Mr. Biddle's tribute and those of others who personally knew him such as Ari Armstrong, Alex Epstein, and Diana and Paul Hsieh lend a personal perspective for those of us who didn't know him. Leonard Peikoff, echoing others who spoke of John Lewis' enthusiam for life, wrote:
John waged a heroic battle against cancer, never giving up, always focusing on trying to achieve a recovery in the future. When told a little while ago that it was the end and he had only several months, he wrote me words to the effect of: I am not concerned about death, which I will never know, but about life, which I intend to go ahead and live as long as I can.

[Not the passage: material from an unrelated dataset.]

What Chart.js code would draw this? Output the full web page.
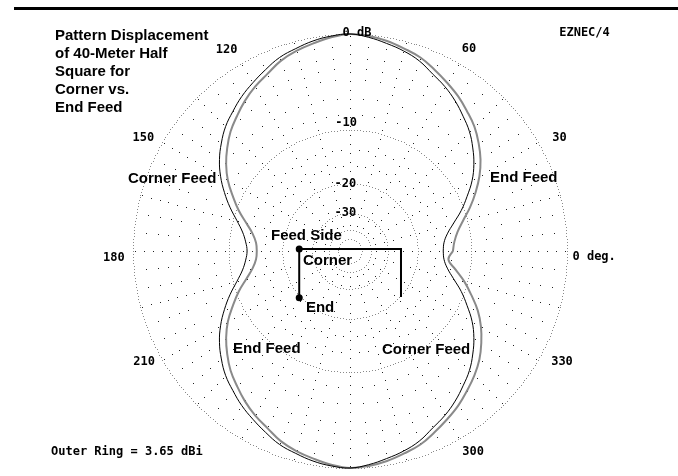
<!DOCTYPE html>
<html>
<head>
<meta charset="utf-8">
<title>Pattern Displacement</title>
<script src="https://cdn.jsdelivr.net/npm/chart.js@4.4.1/dist/chart.umd.min.js"></script>
<style>
  html, body { margin: 0; padding: 0; background: #fff; }
  #wrap { position: relative; width: 678px; height: 476px; }
</style>
</head>
<body>
<div id="wrap"><canvas id="polar"></canvas></div>
<script>
'use strict';

// azimuth, degrees (0 = right, counter clockwise)
const azimuth = [
  0, 5, 10, 15, 20, 25, 30, 35, 40, 45, 50, 55, 60, 65, 70, 75, 80, 85,
  90, 95, 100, 105, 110, 115, 120, 125, 130, 135, 140, 145, 150, 155, 160, 165, 170, 175,
  180, 185, 190, 195, 200, 205, 210, 215, 220, 225, 230, 235, 240, 245, 250, 255, 260, 265,
  270, 275, 280, 285, 290, 295, 300, 305, 310, 315, 320, 325, 330, 335, 340, 345, 350, 355
];

// black trace, dB below outer ring
const traceBlackDb = [
  -14.5, -14.3, -13.5, -12.1, -10.4, -8.9, -7.4, -6.2, -5.2, -4.3, -3.6, -2.9, -2.3, -1.8, -1.2, -0.8, -0.5, -0.2,
  0, -0.1, -0.3, -0.6, -0.9, -1.4, -1.9, -2.4, -3.0, -3.6, -4.4, -5.3, -6.4, -7.7, -9.1, -10.6, -11.8, -12.5,
  -12.8, -12.5, -11.8, -10.6, -9.1, -7.7, -6.4, -5.3, -4.4, -3.6, -3.0, -2.4, -1.9, -1.4, -0.9, -0.6, -0.3, -0.1,
  0, -0.2, -0.5, -0.8, -1.2, -1.8, -2.3, -2.9, -3.6, -4.3, -5.2, -6.2, -7.4, -8.9, -10.4, -12.1, -13.5, -14.3
];

// gray trace, dB below outer ring
const traceGrayDb = [
  -12.8, -12.5, -11.8, -10.6, -9.1, -7.7, -6.4, -5.3, -4.4, -3.6, -3.0, -2.4, -1.9, -1.4, -0.9, -0.6, -0.3, -0.1,
  0, -0.2, -0.5, -0.8, -1.2, -1.8, -2.3, -2.9, -3.6, -4.3, -5.2, -6.2, -7.4, -8.9, -10.4, -12.1, -13.5, -14.3,
  -14.5, -14.3, -13.5, -12.1, -10.4, -8.9, -7.4, -6.2, -5.2, -4.3, -3.6, -2.9, -2.3, -1.8, -1.2, -0.8, -0.5, -0.2,
  0, -0.1, -0.3, -0.6, -0.9, -1.4, -1.9, -2.4, -3.0, -3.6, -4.3, -5.2, -6.2, -7.4, -8.9, -10.4, -12.1, -13.5
];

// grid
const ringDb = [0, -10, -20, -30, -40, -50];
const minorRingDb = [-1, -2, -3, -4, -6, -8, -13, -16];
const rayDeg = [0, 15, 30, 45, 60, 75, 90, 105, 120, 135, 150, 165, 180, 195, 210, 225, 240, 255, 270, 285, 300, 315, 330, 345];

// labels
const ringLabels = ['0 dB', '-10', '-20', '-30'];
const angleLabels = ['0 deg.', '30', '60', '120', '150', '180', '210', '300', '330'];
const titleLines = ['Pattern Displacement', 'of 40-Meter Half', 'Square for', 'Corner vs.', 'End Feed'];
const noteLabels = ['Corner Feed', 'End Feed', 'End Feed', 'Corner Feed', 'Feed Side', 'Corner', 'End'];

// ARRL log scale: radius shrinks by 0.89 for every 2 dB
function dbToRadius(db) {
  return Math.pow(0.89, -db / 2);
}

function polarPoints(angles, values) {
  const pts = angles.map((deg, i) => {
    const r = dbToRadius(values[i]);
    const a = deg * Math.PI / 180;
    return { x: r * Math.cos(a), y: r * Math.sin(a) };
  });
  pts.push(pts[0]); // close the loop
  return pts;
}

// where texts sit, in plot units (outer ring = 1)
const ringLabelPos = [[0.032, 1.005], [-0.018, 0.590], [-0.021, 0.311], [-0.021, 0.177]];
const angleLabelPos = [[1.125, -0.028], [0.965, 0.521], [0.548, 0.931], [-0.569, 0.929], [-0.952, 0.521],
  [-1.088, -0.030], [-0.949, -0.512], [0.567, -0.926], [0.977, -0.512]];
const noteLabelPos = [[-1.023, 0.334], [0.645, 0.339], [-0.539, -0.452], [0.147, -0.456],
  [-0.364, 0.069], [-0.217, -0.044], [-0.203, -0.260]];
const antennaSketch = [[-0.234, -0.215], [-0.234, 0.009], [0.235, 0.009], [0.235, -0.212]];

const monoFont = 'bold 12px "DejaVu Sans Mono", monospace';
const sansFont = 'bold 15px "Liberation Sans", Arial, sans-serif';

const polarDecor = {
  id: 'polarDecor',
  beforeDraw(chart) {
    const { ctx, width, height } = chart;
    ctx.save();
    ctx.fillStyle = '#fff';
    ctx.fillRect(0, 0, width, height);
    ctx.restore();
  },
  beforeDatasetsDraw(chart) {
    const { ctx, scales: { x, y } } = chart;
    const cx = x.getPixelForValue(0), cy = y.getPixelForValue(0);
    const unit = x.getPixelForValue(1) - cx;
    const dot = (px, py) => ctx.fillRect(Math.round(px), Math.round(py), 1, 1);
    ctx.save();

    // radial dotted lines
    ctx.fillStyle = '#222';
    rayDeg.forEach(deg => {
      const a = deg * Math.PI / 180;
      for (let r = 0.12 * unit; r <= unit * 1.02; r += 9) {
        dot(cx + r * Math.cos(a), cy - r * Math.sin(a));
      }
    });

    // sparse arcs
    minorRingDb.forEach(db => {
      const r = dbToRadius(db) * unit;
      for (let deg = 0; deg < 360; deg += 5) {
        if (deg % 15 === 0) continue;
        const a = deg * Math.PI / 180;
        dot(cx + r * Math.cos(a), cy - r * Math.sin(a));
      }
    });

    // main rings
    ctx.fillStyle = '#8a8a8a';
    ringDb.forEach(db => {
      const r = dbToRadius(db) * unit;
      const n = Math.round(2 * Math.PI * r / 3);
      for (let k = 0; k < n; k++) {
        const a = 2 * Math.PI * k / n;
        dot(cx + r * Math.cos(a), cy - r * Math.sin(a));
      }
    });

    // antenna sketch
    const sx = p => x.getPixelForValue(p[0]);
    const sy = p => y.getPixelForValue(p[1]);
    ctx.strokeStyle = '#000';
    ctx.lineWidth = 2;
    ctx.beginPath();
    antennaSketch.forEach((p, i) => i ? ctx.lineTo(sx(p), sy(p)) : ctx.moveTo(sx(p), sy(p)));
    ctx.stroke();
    ctx.fillStyle = '#000';
    antennaSketch.slice(0, 2).forEach(p => {
      ctx.beginPath();
      ctx.arc(sx(p), sy(p), 3.5, 0, 2 * Math.PI);
      ctx.fill();
    });
    ctx.restore();
  },
  afterDatasetsDraw(chart) {
    const { ctx, scales: { x, y } } = chart;
    const px = v => x.getPixelForValue(v);
    const py = v => y.getPixelForValue(v);
    ctx.save();
    ctx.fillStyle = '#000';
    ctx.textBaseline = 'middle';

    // heavy rule at the top
    ctx.fillRect(14, 7, 664, 3);

    ctx.font = monoFont;
    ctx.textAlign = 'center';
    ringLabels.forEach((t, i) => ctx.fillText(t, px(ringLabelPos[i][0]), py(ringLabelPos[i][1])));
    angleLabels.forEach((t, i) => ctx.fillText(t, px(angleLabelPos[i][0]), py(angleLabelPos[i][1])));
    ctx.fillText('EZNEC/4', 584.5, 33);
    ctx.textAlign = 'left';
    ctx.fillText('Outer Ring = 3.65 dBi', 51, 452);

    ctx.font = sansFont;
    noteLabels.forEach((t, i) => ctx.fillText(t, px(noteLabelPos[i][0]), py(noteLabelPos[i][1])));
    ctx.font = 'bold 15px "Liberation Sans", Arial, sans-serif';
    titleLines.forEach((t, i) => ctx.fillText(t, 55, 36 + i * 18));
    ctx.restore();
  }
};

new Chart(document.getElementById('polar'), {
  type: 'scatter',
  data: {
    datasets: [
      {
        label: 'black',
        data: polarPoints(azimuth, traceBlackDb),
        showLine: true,
        borderColor: '#000',
        borderWidth: 1,
        pointRadius: 0,
        tension: 0.4,
        order: 1
      },
      {
        label: 'gray',
        data: polarPoints(azimuth, traceGrayDb),
        showLine: true,
        borderColor: '#8a8a8a',
        borderWidth: 2,
        pointRadius: 0,
        tension: 0.4,
        order: 2
      }
    ]
  },
  options: {
    responsive: true,
    maintainAspectRatio: false,
    animation: false,
    layout: { padding: 0 },
    plugins: {
      legend: { display: false },
      tooltip: { enabled: false }
    },
    scales: {
      x: { type: 'linear', display: false, min: -350 / 217, max: 328 / 217 },
      y: { type: 'linear', display: false, min: -225 / 217, max: 251 / 217 }
    }
  },
  plugins: [polarDecor]
});
</script>
</body>
</html>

My motivation in recognizing Mr. Lewis' death here is to raise some awareness of his work in the activism field. I've often quoted from and linked to his work, including his articles in The Objective Standard such as Obama's Atomic Bomb: The Ideological Clarity of the Democratic Agenda
and What the “Affordable Health Care for America Act,” HR 3962, Actually Says.
I've enjoyed, learned from, and been inspired by his public talks and lectures, as well. I particularly liked Health Care Reform: Setting Doctors Free, delivered seven months before his death. In this lecture, Dr. Lewis discusses the inextricable link between life and action. He shows how to live requires the freedom to not just think but to act on one's thinking. Government-run medicine is fundamentally anti-life because it forcibly interferes in the doctor's ability to act on his own judgement.

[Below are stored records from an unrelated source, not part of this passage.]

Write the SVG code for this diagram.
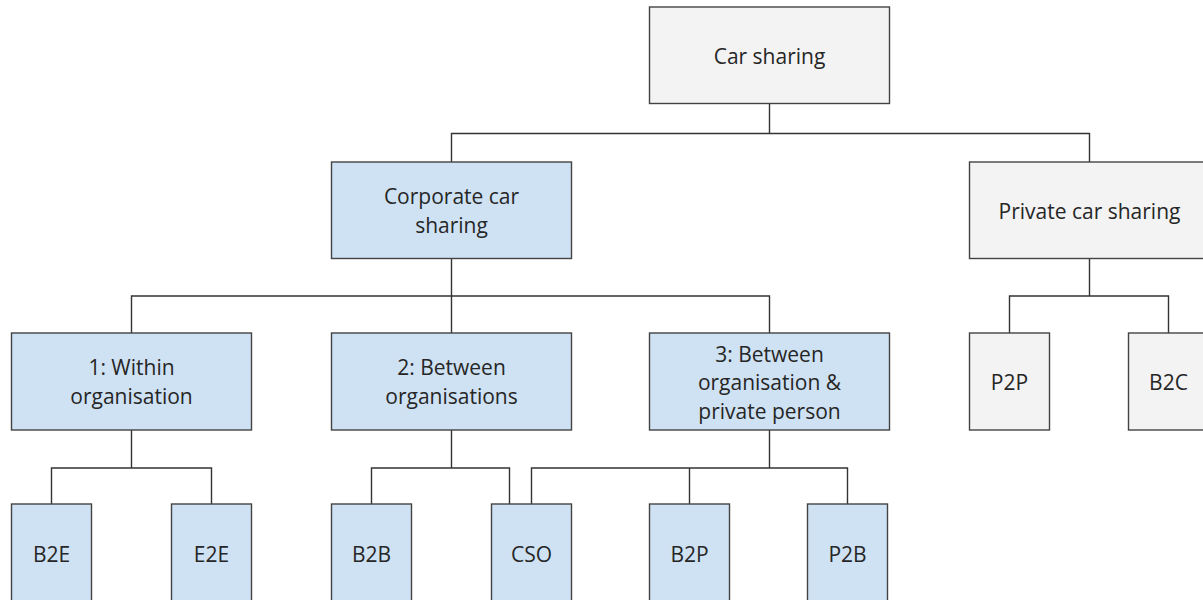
<svg xmlns="http://www.w3.org/2000/svg" width="1203" height="600" viewBox="0 0 1203 600">
<style>
.g{fill:#f3f3f3;stroke:#434343;stroke-width:1.4}
.b{fill:#cfe2f3;stroke:#434343;stroke-width:1.4}
text{font-family:"Open Sans","Noto Sans",sans-serif;font-size:21px;fill:#262626;text-anchor:middle}
#connectors path{fill:none;stroke:#333;stroke-width:1.4}
</style>
<rect width="1203" height="600" fill="#fff"/>
<g id="connectors">
<path d="M769.5 103.5V133.5M451.5 162V133.5H1089.5V162"/>
<path d="M451.5 258.5V296M131.5 333V296H769.5V333M451.5 296V333"/>
<path d="M1089.5 258.5V296M1009.5 333V296H1168.5V333"/>
<path d="M131.5 430V468M51.5 504V468H211.5V504"/>
<path d="M451.5 430V468M371.5 504V468H509.5V504"/>
<path d="M769.5 430V468M531.5 504V468H847.5V504M689.5 468V504"/>
</g>
<g id="car-sharing"><rect class="g" x="649.5" y="7" width="240" height="96.5"/><text x="769.5" y="64">Car sharing</text></g>
<g id="corporate"><rect class="b" x="331.5" y="162" width="240" height="96.5"/><text x="451.5" y="204">Corporate car</text><text x="451.5" y="232.5">sharing</text></g>
<g id="private"><rect class="g" x="969.5" y="162" width="240" height="96.5"/><text x="1089.5" y="219">Private car sharing</text></g>
<g id="within"><rect class="b" x="11.5" y="333" width="240" height="97"/><text x="131.5" y="375">1: Within</text><text x="131.5" y="404">organisation</text></g>
<g id="between"><rect class="b" x="331.5" y="333" width="240" height="97"/><text x="451.5" y="375">2: Between</text><text x="451.5" y="404">organisations</text></g>
<g id="org-private"><rect class="b" x="649.5" y="333" width="240" height="97"/><text x="769.5" y="361.5">3: Between</text><text x="769.5" y="390">organisation &amp;</text><text x="769.5" y="418.5">private person</text></g>
<g id="p2p"><rect class="g" x="969.5" y="333" width="80" height="97"/><text x="1009.5" y="390">P2P</text></g>
<g id="b2c"><rect class="g" x="1128.5" y="333" width="80" height="97"/><text x="1168.5" y="390">B2C</text></g>
<g id="b2e"><rect class="b" x="11.5" y="504" width="80" height="97"/><text x="51.5" y="562">B2E</text></g>
<g id="e2e"><rect class="b" x="171.5" y="504" width="80" height="97"/><text x="211.5" y="562">E2E</text></g>
<g id="b2b"><rect class="b" x="331.5" y="504" width="80" height="97"/><text x="371.5" y="562">B2B</text></g>
<g id="cso"><rect class="b" x="491.5" y="504" width="80" height="97"/><text x="531.5" y="562">CSO</text></g>
<g id="b2p"><rect class="b" x="649.5" y="504" width="80" height="97"/><text x="689.5" y="562">B2P</text></g>
<g id="p2b"><rect class="b" x="807.5" y="504" width="80" height="97"/><text x="847.5" y="562">P2B</text></g>
</svg>
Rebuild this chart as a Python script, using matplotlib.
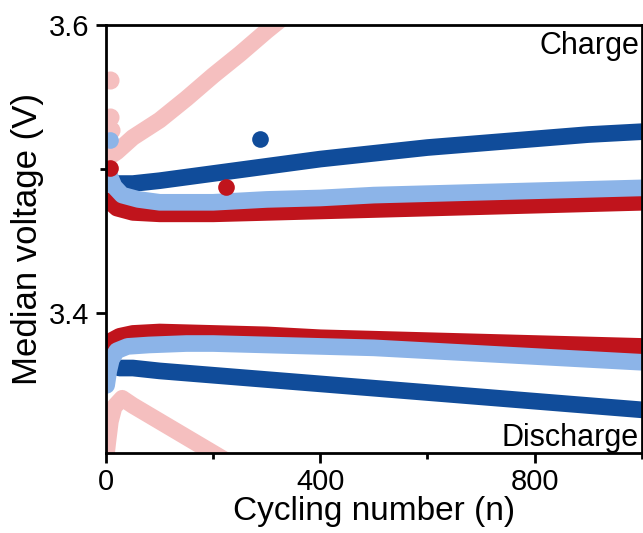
import matplotlib
matplotlib.use("Agg")
import matplotlib.pyplot as plt
from matplotlib.ticker import MultipleLocator

plt.rcParams['font.family'] = ['Liberation Sans', 'DejaVu Sans']

# charge branch
pink_c_n = [12, 20, 50, 100, 150, 200, 250, 300, 350]
pink_c_v = [3.510, 3.512, 3.522, 3.534, 3.549, 3.565, 3.580, 3.596, 3.611]
dblue_c_n = [15, 50, 100, 200, 300, 400, 500, 600, 700, 800, 900, 1000]
dblue_c_v = [3.490, 3.490, 3.492, 3.497, 3.502, 3.507, 3.511, 3.515, 3.518, 3.521, 3.524, 3.526]
red_c_n = [5, 20, 50, 100, 200, 300, 400, 500, 600, 700, 800, 900, 1000]
red_c_v = [3.478, 3.473, 3.470, 3.469, 3.469, 3.470, 3.471, 3.472, 3.473, 3.474, 3.475, 3.476, 3.477]
lblue_c_n = [5, 15, 30, 60, 100, 200, 300, 400, 500, 600, 700, 800, 900, 1000]
lblue_c_v = [3.497, 3.488, 3.482, 3.479, 3.477, 3.477, 3.479, 3.480, 3.482, 3.483, 3.484, 3.485, 3.486, 3.487]

# discharge branch
pink_d_n = [0, 3, 8, 15, 30, 50, 100, 150, 200, 250]
pink_d_v = [3.300, 3.310, 3.325, 3.335, 3.341, 3.336, 3.325, 3.314, 3.303, 3.292]
dblue_d_n = [25, 50, 100, 200, 300, 400, 500, 600, 700, 800, 900, 1000]
dblue_d_v = [3.362, 3.362, 3.360, 3.357, 3.354, 3.351, 3.348, 3.345, 3.342, 3.339, 3.336, 3.333]
red_d_n = [2, 10, 25, 50, 100, 200, 300, 400, 500, 600, 700, 800, 900, 1000]
red_d_v = [3.378, 3.381, 3.384, 3.386, 3.387, 3.386, 3.385, 3.383, 3.382, 3.381, 3.380, 3.379, 3.378, 3.377]
lblue_d_n = [1, 5, 10, 20, 40, 80, 150, 200, 300, 400, 500, 600, 700, 800, 900, 1000]
lblue_d_v = [3.350, 3.360, 3.368, 3.374, 3.377, 3.378, 3.379, 3.379, 3.378, 3.377, 3.376, 3.374, 3.372, 3.370, 3.368, 3.366]

# single scattered points
dots_n = [8, 8, 10, 7, 7, 223, 288]
dots_v = [3.562, 3.536, 3.527, 3.520, 3.501, 3.4875, 3.521]
dots_c = ['#f5bfbf', '#f5bfbf', '#f5bfbf', '#8cb4e8', '#c0141c', '#c0141c', '#104c9a']

pink, dblue, red, lblue = '#f5bfbf', '#104c9a', '#c0141c', '#8cb4e8'

fig = plt.figure(figsize=(6.43, 5.33), dpi=100)
ax = fig.add_axes([0.165, 0.150, 0.833, 0.803])

kw = dict(lw=12, solid_capstyle='round', solid_joinstyle='round')
ax.plot(pink_c_n, pink_c_v, color=pink, **kw)
ax.plot(pink_d_n, pink_d_v, color=pink, **kw)
for n, v, c in zip(dots_n[:3], dots_v[:3], dots_c[:3]):
    ax.plot(n, v, 'o', color=c, markersize=13, markeredgewidth=0)
ax.plot(dblue_c_n, dblue_c_v, color=dblue, **kw)
ax.plot(dblue_d_n, dblue_d_v, color=dblue, **kw)
ax.plot(red_c_n, red_c_v, color=red, **kw)
ax.plot(red_d_n, red_d_v, color=red, **kw)
ax.plot(lblue_c_n, lblue_c_v, color=lblue, **kw)
ax.plot(lblue_d_n, lblue_d_v, color=lblue, **kw)
for n, v, c in zip(dots_n[3:], dots_v[3:], dots_c[3:]):
    ax.plot(n, v, 'o', color=c, markersize=12, markeredgewidth=0)

ax.set_xlim(0, 1000)
ax.set_ylim(3.303, 3.6)
ax.xaxis.set_major_locator(MultipleLocator(400))
ax.xaxis.set_minor_locator(MultipleLocator(200))
ax.yaxis.set_minor_locator(MultipleLocator(0.1))
ax.set_yticks([3.4, 3.6])
ax.set_yticklabels(['3.4', '3.6'])
ax.tick_params(which='major', direction='out', length=7, width=2, labelsize=21, pad=4)
ax.tick_params(which='minor', direction='out', length=4, width=2)
ax.tick_params(axis='y', which='major', pad=5)
for s in ax.spines.values():
    s.set_linewidth(2)

ax.set_xlabel('Cycling number (n)', fontsize=24, labelpad=0)
ax.set_ylabel('Median voltage (V)', fontsize=25)
ax.yaxis.set_label_coords(-0.115, 0.5)

ax.text(0.995, 0.985, 'Charge', transform=ax.transAxes, ha='right', va='top', fontsize=22)
ax.text(0.995, 0.0, 'Discharge', transform=ax.transAxes, ha='right', va='bottom', fontsize=22)

fig.savefig('out.png', dpi=100)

Ayn Rand defines "intellectual" thusly:
The professional intellectual is the field agent of the army whose commander-in-chief is the philosopher. The intellectual carries the application of philosophical principles to every field of human endeavor. He sets a society’s course by transmitting ideas from the “ivory tower” of the philosopher to the university professor—to the writer—to the artist—to the newspaperman—to the politician—to the movie maker—to the night-club singer—to the man in the street. ... The intellectual is the eyes, ears and voice of a free society: it is his job to observe the events of the world, to evaluate their meaning and to inform the men in all the other fields.
With so many of this country's intellectuals of both Left and what today passes for the Right working to advance statism and thus undermine freedom, America desperately needs the kind of "voice of a free society" that Dr. Lewis provided. Furthermore, he provided inspirational leadership to those many of us who occupy the next level of the army's intellectual hierarchy; those whom I would characterize as the foot soldiers to the field agents.
Ayn Rand placed the blame for the decline of American ideals squarely on the shoulders of the intellectual profession, and called for The New Intellectuals to arise to lead the way to an American Renaissance. John Lewis was in the vanguard of this new intellectual force. He was an invaluable asset to the Objectivist movement.